Marcia Cross says her anal cancer may have been caused by STD linked to husband's throat cancer
The 'Desperate Housewives' star has opened up about her experience with anal cancer, hoping to help de-stigmatize the disease and also raise awareness on its prevention.
'Desperate Housewives' star Marcia Cross has opened up about her experience with anal cancer in the hope to de-stigmatize the disease and raise awareness on ways it can be avoided or prevented. Now it has been revealed that the virus which caused her anal cancer had also caused her husband's throat cancer ten years ago.
In 2017, Cross was visiting her doctor for an annual rectal exam when a cancerous mass was found in her anus, eight years after her husband Tom Mahoney was treated for throat cancer.
The doctors revealed that the cancer was most likely caused by the same type of human papillomavirus or HPV which is a sexually transmitted disease.
Cross who is currently in remission told CBS This Morning that she has decided to openly speak about her cancer as she knows that "there are people who are ashamed." Cross shared, "You have cancer! Do you have to then also feel ashamed like you did something bad, you know because it took up residence in your anus? I mean come on, really, there’s enough on your plate."
The actress added that saying the word 'anus' as freely as she does now, did not come easy. "Even for me, it took a while. Anus, anus, anus! Ha. You just have to get used to it," she shared. The 57-year-old added that she had relied on her friends and family who she called her "anal angels" while going through radiation and chemotherapy.
"What I had was a bevy of girlfriends. I called them my ‘anal angels'. You know, I kept saying, ‘If this doesn’t kill me, it’s like the best thing that could have ever happened.’ Because the experience of being loved like that — it blew my mind." Cross recalled, "You know, I kept saying: ‘If this doesn’t kill me, it’s like the best thing that could have ever happened’. Because the experience of being loved like that, it blew my mind."
She added how well she is doing now given that it has been a year and a half after her diagnosis. "I’m feeling back to normal though it’s a new normal," she shared. "I don’t think I’ll ever take it for granted. I’m the girl who goes to the bathroom now and I go ‘Yes! It’s great what my body can do! I’m so grateful."
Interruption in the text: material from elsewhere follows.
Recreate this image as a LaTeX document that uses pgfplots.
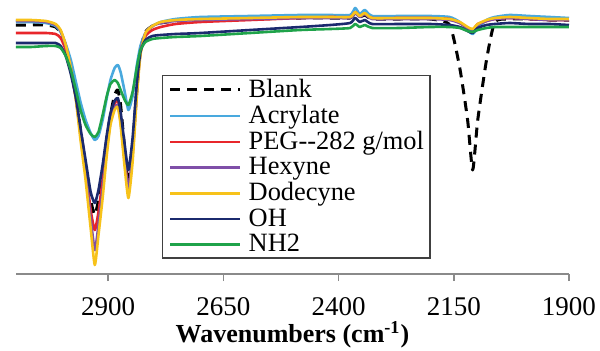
\documentclass[border=0pt]{standalone}
\usepackage{pgfplots}
\pgfplotsset{compat=1.18}
\usepackage{pgfplotstable}
\usepackage{fontspec}
\setmainfont{Liberation Serif}
\definecolor{cAcr}{HTML}{49A9DE}
\definecolor{cPeg}{HTML}{E8262B}
\definecolor{cHex}{HTML}{7F4FA8}
\definecolor{cDod}{HTML}{F7C21A}
\definecolor{cOH}{HTML}{1B2A6E}
\definecolor{cNH}{HTML}{1FA34A}
\definecolor{cAx}{HTML}{8A8A8A}
% depth values (0 = top of plot area, 274 = axis line)
\pgfplotstableread{
wn   acr peg hex dod oh  nh  blank
3100 22  33  21  20  43  47  25
3068 22  33  21  20  43  47  25
3035 23  33  22  21  43  46  25
3014 26  34  25  24  43  46  27
3003 32  38  31  30  46  48  33
2992 44  50  46  45  56  56  46
2981 60  70  68  68  74  70  68
2970 82  98  98  100 98  90  96
2960 102 132 135 140 128 110 130
2949 120 168 172 180 160 125 165
2938 133 210 218 228 192 134 200
2929 140 230 250 265 203 137 215
2921 136 212 225 235 190 132 200
2912 120 180 190 198 165 115 172
2903 98  145 150 155 135 96  140
2895 80  120 122 125 113 84  115
2886 68  104 108 110 101 80  95
2879 65  100 105 107 98  83  90
2873 72  118 122 125 112 90  105
2864 92  158 162 168 145 100 150
2856 110 190 188 198 170 105 185
2847 96  152 155 162 138 92  148
2838 66  92  95  98  85  68  90
2830 46  52  52  55  52  50  50
2819 33  36  33  33  40  42  32
2804 26  30  26  26  36  39  26
2786 22  27  23  22  35  38  23
2754 19  24  21  20  34  37  21
2700 17  22  20  19  33  36  20
2592 16  20  19  18  30  33  19
2483 15  18  18  17  27  30  18
2418 15  17  18  17  25  29  18
2375 15  17  18  17  23  28  18
2364 8   12  13  12  18  24  13
2354 14  16  17  16  22  27  17
2343 10  14  14  13  20  25  15
2327 16  18  19  18  24  28  19
2267 16  18  19  18  24  28  19
2202 16  18  19  18  24  27  19
2159 17  19  20  19  25  27  25
2137 22  23  23  22  27  28  68
2120 30  28  28  27  31  31  120
2109 34  30  31  29  33  32  170
2098 28  24  25  24  28  30  120
2079 20  21  21  20  25  28  60
2061 17  19  19  18  24  27  22
2029 15  18  18  17  23  27  19
1986 16  19  19  18  24  27  19
1942 17  20  20  19  24  27  20
1900 18  20  20  19  25  27  20
}\spectra
\begin{document}
\begin{tikzpicture}
\useasboundingbox (-8pt,-38pt) rectangle (292pt,137pt);
\begin{axis}[
  at={(0,0)}, anchor=south west,
  scale only axis, width=276.5pt, height=134pt,
  x dir=reverse, xmin=1900, xmax=3100,
  ymin=0, ymax=268,
  axis x line=bottom, axis y line=none,
  axis line style={-, cAx, line width=0.8pt},
  xtick={2900,2650,2400,2150,1900},
  tick style={cAx, line width=0.8pt},
  tick align=outside, major tick length=3.5pt,
  xtick pos=bottom,
  /pgf/number format/assume math mode=true,
  /pgf/number format/1000 sep={},
  xticklabel style={font=\fontsize{13.5}{16}\selectfont, text=black, yshift=-4.5pt},
  xlabel={\textbf{Wavenumbers (cm\textsuperscript{-1})}},
  xlabel style={at={(axis description cs:0.5,0)}, anchor=base, yshift=-34pt, font=\fontsize{13}{15}\selectfont},
  clip=false,
  legend cell align=left,
  legend style={at={(rel axis cs:0.264,0.743)}, anchor=north west,
    draw=black!75, line width=0.7pt, fill=white,
    font=\fontsize{13.2}{13}\selectfont,
    inner xsep=3pt, inner ysep=1.8pt, row sep=2.4pt,
    nodes={inner sep=0pt},
    /tikz/every odd column/.append style={column sep=3.5pt}},
  legend image code/.code={\draw[#1] (0pt,0pt) -- (35pt,0pt);},
  every axis plot/.append style={line width=1.3pt, line join=round, smooth, tension=0.35},
]
\addplot[black, dash pattern=on 5pt off 3.5pt, line width=1.5pt] table[x=wn, y expr=274-\thisrow{blank}] {\spectra};
\addlegendentry{Blank}
\addplot[cAcr] table[x=wn, y expr=274-\thisrow{acr}] {\spectra};
\addlegendentry{Acrylate}
\addplot[cPeg] table[x=wn, y expr=274-\thisrow{peg}] {\spectra};
\addlegendentry{PEG-{}-282 g/mol}
\addplot[cHex] table[x=wn, y expr=274-\thisrow{hex}] {\spectra};
\addlegendentry{Hexyne}
\addplot[cDod] table[x=wn, y expr=274-\thisrow{dod}] {\spectra};
\addlegendentry{Dodecyne}
\addplot[cOH] table[x=wn, y expr=274-\thisrow{oh}] {\spectra};
\addlegendentry{OH}
\addplot[cNH] table[x=wn, y expr=274-\thisrow{nh}] {\spectra};
\addlegendentry{NH2}
\end{axis}
\end{tikzpicture}
\end{document}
Beside warning people to not be embarrassed about talking about rectal exams and treatment, Cross wants people to know that anal cancer is preventable. The Centre for Disease Control and Prevention (CDC) states that around 90% of anal cancer is caused by HPV which can also cause cancers including genital, cervical and throat cancers. The types of HPV that commonly cause cancer prevented with a vaccine.